Leaving out all pictures, please print only the lines from the one containing "Write a Python" through the one containing "no_challenges = [25, 23, 22, 38]".
┌─ ENTRIES SHOWN
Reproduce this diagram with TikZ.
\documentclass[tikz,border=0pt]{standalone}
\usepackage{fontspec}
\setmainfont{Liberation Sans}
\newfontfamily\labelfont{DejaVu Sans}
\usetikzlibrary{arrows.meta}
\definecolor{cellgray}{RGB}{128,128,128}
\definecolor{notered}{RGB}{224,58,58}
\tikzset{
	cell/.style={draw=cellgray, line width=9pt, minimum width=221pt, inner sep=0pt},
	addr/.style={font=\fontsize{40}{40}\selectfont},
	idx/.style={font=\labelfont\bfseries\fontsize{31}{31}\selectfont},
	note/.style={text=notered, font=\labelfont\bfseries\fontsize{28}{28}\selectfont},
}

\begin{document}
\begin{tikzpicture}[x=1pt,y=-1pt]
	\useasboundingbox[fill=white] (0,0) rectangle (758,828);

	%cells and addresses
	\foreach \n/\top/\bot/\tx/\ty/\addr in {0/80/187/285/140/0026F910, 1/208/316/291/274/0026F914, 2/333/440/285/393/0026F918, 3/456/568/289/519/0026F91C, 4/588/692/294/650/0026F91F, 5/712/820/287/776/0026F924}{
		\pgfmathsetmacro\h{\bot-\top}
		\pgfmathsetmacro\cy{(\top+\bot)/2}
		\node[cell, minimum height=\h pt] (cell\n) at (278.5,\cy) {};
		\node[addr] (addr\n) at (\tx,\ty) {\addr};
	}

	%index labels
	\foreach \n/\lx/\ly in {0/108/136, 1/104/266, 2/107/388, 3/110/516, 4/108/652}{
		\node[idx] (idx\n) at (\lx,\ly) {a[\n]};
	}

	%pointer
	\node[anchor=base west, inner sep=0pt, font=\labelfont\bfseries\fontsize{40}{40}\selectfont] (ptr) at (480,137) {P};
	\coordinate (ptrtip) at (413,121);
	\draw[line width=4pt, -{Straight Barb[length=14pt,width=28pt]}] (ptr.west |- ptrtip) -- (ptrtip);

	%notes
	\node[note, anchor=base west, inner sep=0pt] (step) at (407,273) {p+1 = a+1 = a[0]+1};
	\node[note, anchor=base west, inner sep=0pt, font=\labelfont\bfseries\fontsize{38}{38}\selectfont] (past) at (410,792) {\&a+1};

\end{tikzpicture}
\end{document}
└─
┌─ ENTRIES SHOWN
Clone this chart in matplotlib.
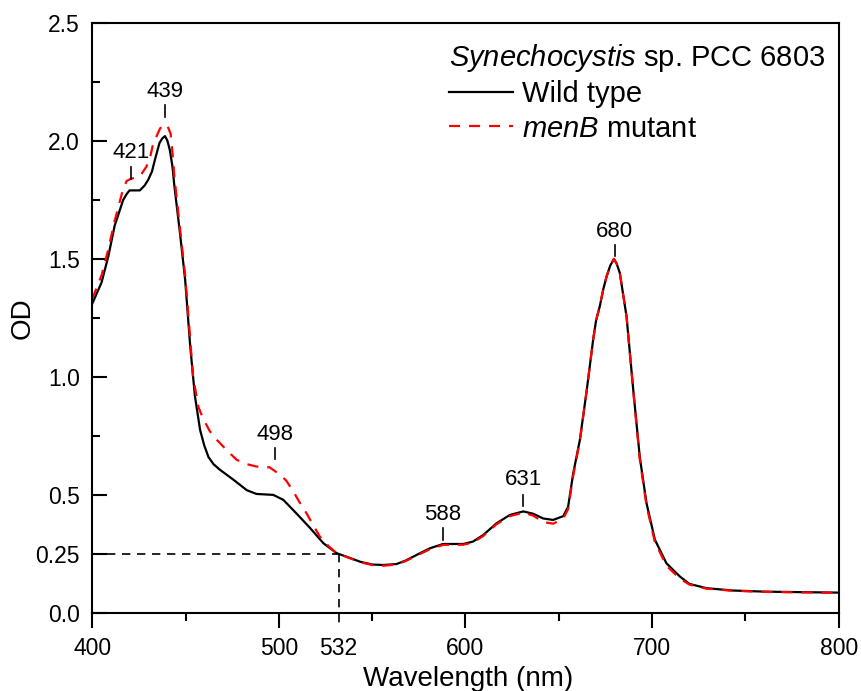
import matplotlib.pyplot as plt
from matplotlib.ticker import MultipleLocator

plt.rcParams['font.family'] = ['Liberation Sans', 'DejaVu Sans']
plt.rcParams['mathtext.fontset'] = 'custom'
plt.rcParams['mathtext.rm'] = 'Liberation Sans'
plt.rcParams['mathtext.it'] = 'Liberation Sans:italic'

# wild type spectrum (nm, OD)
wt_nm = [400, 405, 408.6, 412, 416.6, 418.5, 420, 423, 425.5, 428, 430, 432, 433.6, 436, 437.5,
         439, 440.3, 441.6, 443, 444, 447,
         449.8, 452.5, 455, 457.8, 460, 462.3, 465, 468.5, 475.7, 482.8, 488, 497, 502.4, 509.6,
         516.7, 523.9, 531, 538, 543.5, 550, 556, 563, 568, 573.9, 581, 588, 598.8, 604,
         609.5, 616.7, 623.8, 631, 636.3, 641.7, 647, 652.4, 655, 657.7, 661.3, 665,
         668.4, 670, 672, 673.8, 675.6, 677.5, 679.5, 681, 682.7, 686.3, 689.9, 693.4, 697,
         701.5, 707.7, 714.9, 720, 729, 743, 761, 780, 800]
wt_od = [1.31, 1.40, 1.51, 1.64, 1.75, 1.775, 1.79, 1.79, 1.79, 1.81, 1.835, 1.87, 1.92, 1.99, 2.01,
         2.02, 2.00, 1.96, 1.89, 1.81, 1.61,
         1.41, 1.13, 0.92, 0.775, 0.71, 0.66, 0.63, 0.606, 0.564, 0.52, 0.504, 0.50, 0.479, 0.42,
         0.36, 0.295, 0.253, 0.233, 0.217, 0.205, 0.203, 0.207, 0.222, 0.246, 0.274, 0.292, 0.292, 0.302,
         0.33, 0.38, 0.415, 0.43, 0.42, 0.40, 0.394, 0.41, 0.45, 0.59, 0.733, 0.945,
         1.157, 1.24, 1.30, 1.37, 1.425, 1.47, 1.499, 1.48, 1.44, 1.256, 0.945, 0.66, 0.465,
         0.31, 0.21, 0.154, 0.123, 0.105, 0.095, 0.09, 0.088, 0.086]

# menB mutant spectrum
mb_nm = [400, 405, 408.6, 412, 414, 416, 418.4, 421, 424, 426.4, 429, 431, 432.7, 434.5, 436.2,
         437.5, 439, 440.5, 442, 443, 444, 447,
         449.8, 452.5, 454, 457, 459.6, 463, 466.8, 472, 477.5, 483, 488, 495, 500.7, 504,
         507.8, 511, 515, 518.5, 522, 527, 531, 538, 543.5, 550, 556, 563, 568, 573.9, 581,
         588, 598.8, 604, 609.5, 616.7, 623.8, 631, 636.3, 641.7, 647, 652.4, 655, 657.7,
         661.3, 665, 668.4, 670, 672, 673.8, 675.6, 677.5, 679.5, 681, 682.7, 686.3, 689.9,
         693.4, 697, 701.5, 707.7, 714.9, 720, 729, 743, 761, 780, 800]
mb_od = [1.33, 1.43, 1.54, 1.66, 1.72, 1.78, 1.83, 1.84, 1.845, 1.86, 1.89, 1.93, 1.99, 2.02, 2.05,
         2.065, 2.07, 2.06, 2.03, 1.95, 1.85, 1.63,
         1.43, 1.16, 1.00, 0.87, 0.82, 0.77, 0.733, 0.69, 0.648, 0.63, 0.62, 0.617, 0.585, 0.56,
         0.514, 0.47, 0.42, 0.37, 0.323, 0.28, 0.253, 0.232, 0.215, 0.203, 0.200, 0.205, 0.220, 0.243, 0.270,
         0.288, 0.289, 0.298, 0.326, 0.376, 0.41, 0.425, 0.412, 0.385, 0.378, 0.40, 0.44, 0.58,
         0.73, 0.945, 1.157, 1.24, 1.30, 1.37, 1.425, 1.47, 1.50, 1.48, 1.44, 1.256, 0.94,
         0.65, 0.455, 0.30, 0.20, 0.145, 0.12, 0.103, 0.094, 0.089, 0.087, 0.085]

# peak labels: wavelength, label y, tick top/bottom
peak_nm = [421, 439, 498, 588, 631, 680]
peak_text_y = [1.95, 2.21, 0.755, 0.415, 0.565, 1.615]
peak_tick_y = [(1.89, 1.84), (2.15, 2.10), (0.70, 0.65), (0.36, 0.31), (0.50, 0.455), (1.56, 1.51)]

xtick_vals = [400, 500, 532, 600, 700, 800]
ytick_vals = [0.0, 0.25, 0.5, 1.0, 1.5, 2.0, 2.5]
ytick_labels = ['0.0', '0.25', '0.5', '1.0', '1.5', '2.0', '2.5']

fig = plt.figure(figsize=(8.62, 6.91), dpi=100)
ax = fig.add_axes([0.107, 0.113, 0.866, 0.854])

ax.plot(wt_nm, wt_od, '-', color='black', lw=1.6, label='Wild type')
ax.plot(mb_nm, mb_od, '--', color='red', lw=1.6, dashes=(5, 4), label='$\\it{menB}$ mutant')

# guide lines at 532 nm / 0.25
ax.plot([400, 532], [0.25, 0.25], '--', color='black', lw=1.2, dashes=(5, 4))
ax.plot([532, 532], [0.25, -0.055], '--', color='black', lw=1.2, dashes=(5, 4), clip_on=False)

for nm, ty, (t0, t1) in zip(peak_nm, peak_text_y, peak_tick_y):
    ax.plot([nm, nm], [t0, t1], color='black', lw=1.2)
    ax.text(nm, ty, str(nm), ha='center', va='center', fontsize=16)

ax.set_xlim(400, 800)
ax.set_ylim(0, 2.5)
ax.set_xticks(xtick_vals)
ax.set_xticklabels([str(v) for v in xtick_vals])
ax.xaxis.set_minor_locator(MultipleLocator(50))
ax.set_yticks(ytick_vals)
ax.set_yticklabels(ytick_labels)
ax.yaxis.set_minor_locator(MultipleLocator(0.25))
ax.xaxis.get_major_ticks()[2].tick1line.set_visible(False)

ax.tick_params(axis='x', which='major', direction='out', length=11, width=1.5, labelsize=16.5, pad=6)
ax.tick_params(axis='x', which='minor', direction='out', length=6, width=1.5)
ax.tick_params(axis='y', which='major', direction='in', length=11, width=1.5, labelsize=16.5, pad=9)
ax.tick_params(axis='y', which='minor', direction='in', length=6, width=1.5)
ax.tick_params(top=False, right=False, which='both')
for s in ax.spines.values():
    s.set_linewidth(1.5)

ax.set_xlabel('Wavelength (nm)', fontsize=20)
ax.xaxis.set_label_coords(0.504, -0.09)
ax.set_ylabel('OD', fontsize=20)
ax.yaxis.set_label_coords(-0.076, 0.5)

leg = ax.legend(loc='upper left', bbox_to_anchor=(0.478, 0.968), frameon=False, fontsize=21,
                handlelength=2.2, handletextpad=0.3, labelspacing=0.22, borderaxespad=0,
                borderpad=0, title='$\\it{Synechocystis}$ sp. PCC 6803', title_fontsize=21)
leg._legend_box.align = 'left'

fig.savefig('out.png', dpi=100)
└─
┌─ ENTRIES SHOWN
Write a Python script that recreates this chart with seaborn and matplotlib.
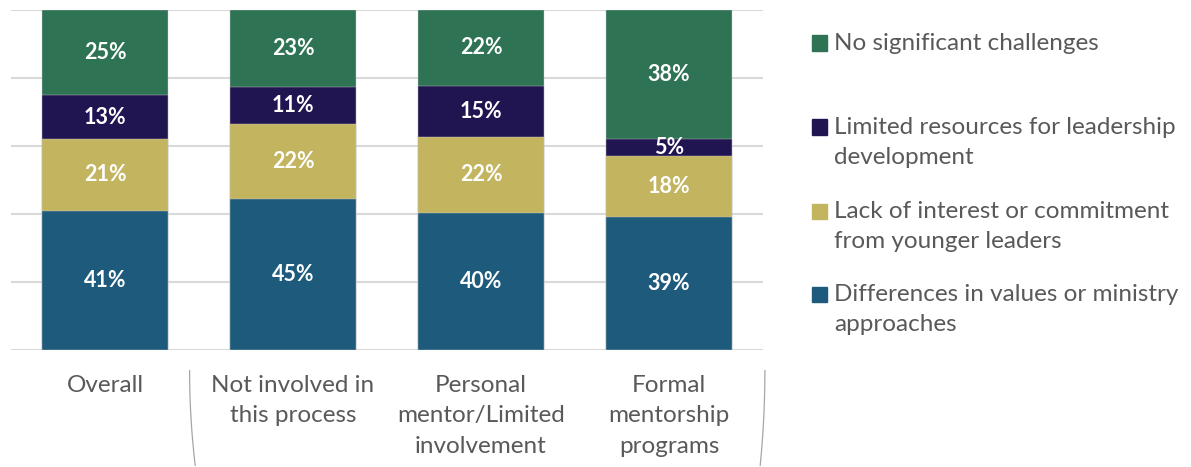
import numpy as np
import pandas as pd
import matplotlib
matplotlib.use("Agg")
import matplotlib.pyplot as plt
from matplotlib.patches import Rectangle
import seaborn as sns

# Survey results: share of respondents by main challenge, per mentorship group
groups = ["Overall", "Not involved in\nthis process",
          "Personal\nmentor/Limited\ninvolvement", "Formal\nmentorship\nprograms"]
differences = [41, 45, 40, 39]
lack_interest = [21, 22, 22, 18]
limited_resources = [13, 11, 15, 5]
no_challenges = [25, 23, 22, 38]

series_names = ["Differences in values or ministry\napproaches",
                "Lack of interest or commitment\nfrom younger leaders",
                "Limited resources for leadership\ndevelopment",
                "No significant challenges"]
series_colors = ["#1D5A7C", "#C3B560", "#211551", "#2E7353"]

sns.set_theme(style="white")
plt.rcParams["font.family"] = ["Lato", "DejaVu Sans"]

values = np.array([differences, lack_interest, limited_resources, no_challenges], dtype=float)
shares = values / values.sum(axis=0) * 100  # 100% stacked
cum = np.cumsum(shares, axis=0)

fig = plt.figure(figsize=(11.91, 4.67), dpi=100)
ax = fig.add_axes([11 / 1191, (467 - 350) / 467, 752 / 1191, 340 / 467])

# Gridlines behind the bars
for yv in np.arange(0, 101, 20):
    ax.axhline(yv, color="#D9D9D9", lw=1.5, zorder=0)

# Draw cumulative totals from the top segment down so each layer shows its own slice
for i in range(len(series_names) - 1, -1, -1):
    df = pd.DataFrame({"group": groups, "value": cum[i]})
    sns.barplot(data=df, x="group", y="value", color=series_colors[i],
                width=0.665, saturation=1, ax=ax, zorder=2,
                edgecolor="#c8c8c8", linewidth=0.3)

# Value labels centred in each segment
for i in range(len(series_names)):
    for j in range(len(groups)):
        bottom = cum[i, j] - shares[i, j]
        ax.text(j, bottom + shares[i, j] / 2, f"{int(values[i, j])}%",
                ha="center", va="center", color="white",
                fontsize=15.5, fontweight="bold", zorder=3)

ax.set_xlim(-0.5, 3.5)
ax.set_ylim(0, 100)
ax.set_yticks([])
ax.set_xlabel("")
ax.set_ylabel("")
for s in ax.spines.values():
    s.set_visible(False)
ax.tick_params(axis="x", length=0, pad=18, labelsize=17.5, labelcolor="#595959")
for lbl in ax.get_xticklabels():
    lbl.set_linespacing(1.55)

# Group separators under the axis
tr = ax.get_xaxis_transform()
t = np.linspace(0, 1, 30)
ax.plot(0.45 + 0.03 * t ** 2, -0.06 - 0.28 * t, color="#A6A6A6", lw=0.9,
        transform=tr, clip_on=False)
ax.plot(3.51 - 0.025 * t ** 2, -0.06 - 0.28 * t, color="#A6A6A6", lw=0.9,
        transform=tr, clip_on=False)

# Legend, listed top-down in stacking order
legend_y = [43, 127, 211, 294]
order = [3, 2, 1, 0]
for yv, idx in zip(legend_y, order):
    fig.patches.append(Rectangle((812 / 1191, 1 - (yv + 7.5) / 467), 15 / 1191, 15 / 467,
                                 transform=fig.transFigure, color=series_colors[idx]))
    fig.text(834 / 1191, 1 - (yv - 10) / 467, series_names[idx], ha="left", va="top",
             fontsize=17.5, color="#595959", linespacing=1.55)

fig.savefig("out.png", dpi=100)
└─
> **SOLVED PROBLEM**:
Write a Python script that recreates this chart with seaborn and matplotlib.
import numpy as np
import pandas as pd
import matplotlib
matplotlib.use("Agg")
import matplotlib.pyplot as plt
from matplotlib.patches import Rectangle
import seaborn as sns

# Survey results: share of respondents by main challenge, per mentorship group
groups = ["Overall", "Not involved in\nthis process",
          "Personal\nmentor/Limited\ninvolvement", "Formal\nmentorship\nprograms"]
differences = [41, 45, 40, 39]
lack_interest = [21, 22, 22, 18]
limited_resources = [13, 11, 15, 5]
no_challenges = [25, 23, 22, 38]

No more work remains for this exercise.